1) Starting here- what was happening in the 2 HW specific business units? Publicly available syndicated market research indicated unit sales were still in decline, as were average selling prices per unit and from a top level, and they weren't gaining share versus other competitors nor were the business unit revenues or profits growing. They were all down.

2) What was happening in the illustrious Services unit? They were also shrinking in terms of revenue and profit, and well because they didn't look so good standing on their own anymore --they got rolled into the HW division revenues to generally obscure this fact.

3) Now for the deeper dive since we know what is happening from a top level..what was the mix in some of their actual deals to start teasing things out? This took getting some proposals, knowing which they won and which they lost, what the pieces and parts of the deal were etc. What became apparent was that they were rolling in the SW and consulting services, and it was comprising a part of most deals. However, additional HUM-INT indicated in a great many cases they were almost giving the "g category" SW away and were not getting paid on the "g category" consulting services! Oops! When they did get paid for the consulting piece this happened only for the "p" category, and the margin in only some instances was higher than for the "p" HW with basic S/S. This was verified by getting hands on a copy of their pricing model for certain "p" services and already knowing what the HW margins were. When they could sell "p" SW, it was highly profitable but not enough to offset "p category" HW unit and basic S/S declines. So, whew I think we have now refuted many of the top level assumptions...

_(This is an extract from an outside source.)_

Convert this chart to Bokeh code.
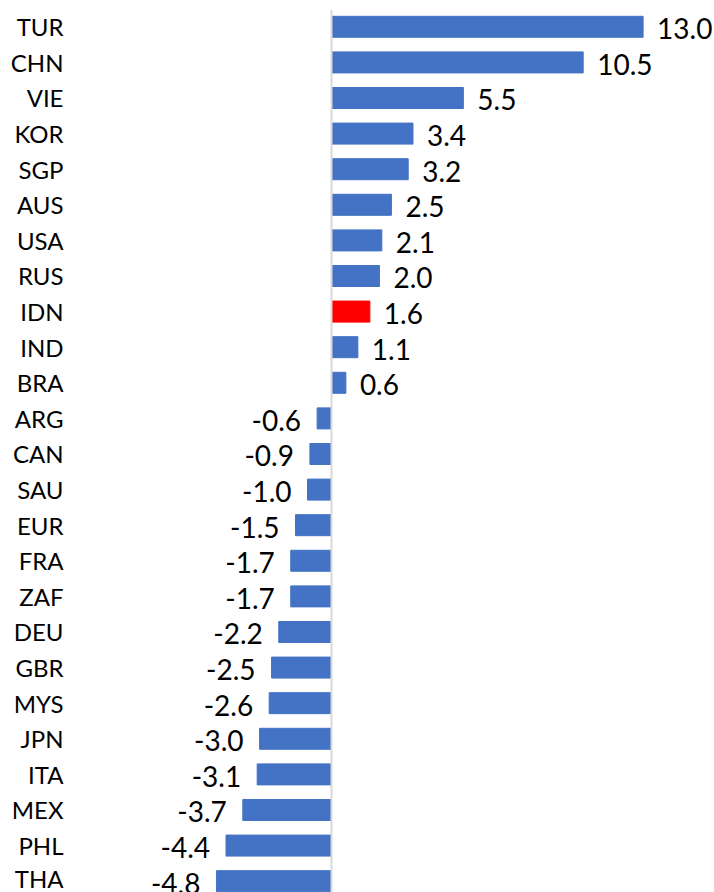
from bokeh.plotting import figure
from bokeh.models import ColumnDataSource, Range1d, FixedTicker, Span
from bokeh.core.properties import value
from bokeh.embed import file_html
from bokeh.resources import INLINE

countries = ["TUR", "CHN", "VIE", "KOR", "SGP", "AUS", "USA", "RUS", "IDN", "IND",
             "BRA", "ARG", "CAN", "SAU", "EUR", "FRA", "ZAF", "DEU", "GBR", "MYS",
             "JPN", "ITA", "MEX", "PHL", "THA"]
values = [13.0, 10.5, 5.5, 3.4, 3.2, 2.5, 2.1, 2.0, 1.6, 1.1,
          0.6, -0.6, -0.9, -1.0, -1.5, -1.7, -1.7, -2.2, -2.5, -2.6,
          -3.0, -3.1, -3.7, -4.4, -4.8]
highlight = "IDN"

BLUE = "#4472C4"
RED = "#FF0000"

pos = list(range(len(countries)))
colors = [RED if c == highlight else BLUE for c in countries]
labels = [f"{v:.1f}" for v in values]

src = ColumnDataSource(dict(y=pos, v=values, color=colors, label=labels))
pos_src = ColumnDataSource(dict(
    y=[p_ for p_, v in zip(pos, values) if v >= 0],
    v=[v for v in values if v >= 0],
    label=[l for l, v in zip(labels, values) if v >= 0]))
neg_src = ColumnDataSource(dict(
    y=[p_ for p_, v in zip(pos, values) if v < 0],
    v=[v for v in values if v < 0],
    label=[l for l, v in zip(labels, values) if v < 0]))

p = figure(width=714, height=892, output_backend="svg", toolbar_location=None,
           x_range=Range1d(-10.805, 15.895), y_range=Range1d(24.318, -0.486),
           x_axis_location=None, min_border_left=72, min_border_right=2,
           min_border_top=9, min_border_bottom=0)
p.outline_line_color = None
p.grid.visible = False
p.background_fill_color = "white"
p.border_fill_color = "white"

p.hbar(y="y", left=0, right="v", height=0.59, color="color", source=src)

p.add_layout(Span(location=0, dimension="height", line_color="#D9D9D9", line_width=2))

p.text(x="v", y="y", text="label", source=pos_src, x_offset=14, y_offset=2,
       text_align="left", text_baseline="middle", text_font=value("Lato"),
       text_font_size="28px", text_color="black")
p.text(x="v", y="y", text="label", source=neg_src, x_offset=-16, y_offset=2,
       text_align="right", text_baseline="middle", text_font=value("Lato"),
       text_font_size="28px", text_color="black")

ax = p.yaxis[0]
ax.ticker = FixedTicker(ticks=pos)
ax.major_label_overrides = {i: c for i, c in zip(pos, countries)}
ax.axis_line_color = None
ax.major_tick_line_color = None
ax.minor_tick_line_color = None
ax.major_tick_out = 0
ax.major_label_standoff = 9
ax.major_label_text_font = "Lato"
ax.major_label_text_font_size = "24px"
ax.major_label_text_color = "black"

open("out.html", "w").write(file_html(p, INLINE))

4) So with a lot of the financial assumptions solidly refuted, does the SW and consulting services REALLY help pull the HW? This was also a HUMINT gathering exercise. For both categories the answer was YES, but for the g category they couldn't get paid for the consulting and only rarely did they sell the SW- giving it away more often- but they would have lost deals without both pieces. For "p" the consulting was absolutely necessary and led to the win, and they did get paid for it but it wasn't always a heck of a lot more profitable than the base HW and basic S/S. The SW was far more profitable and did indeed pull the HW.

5) If you go get the aforementioned data and do a similar analysis, you should be able to answer your Q1, Q3. Q2 will likely require some VoC data which your client may or may not have but that can be attained by direct customer inquiry.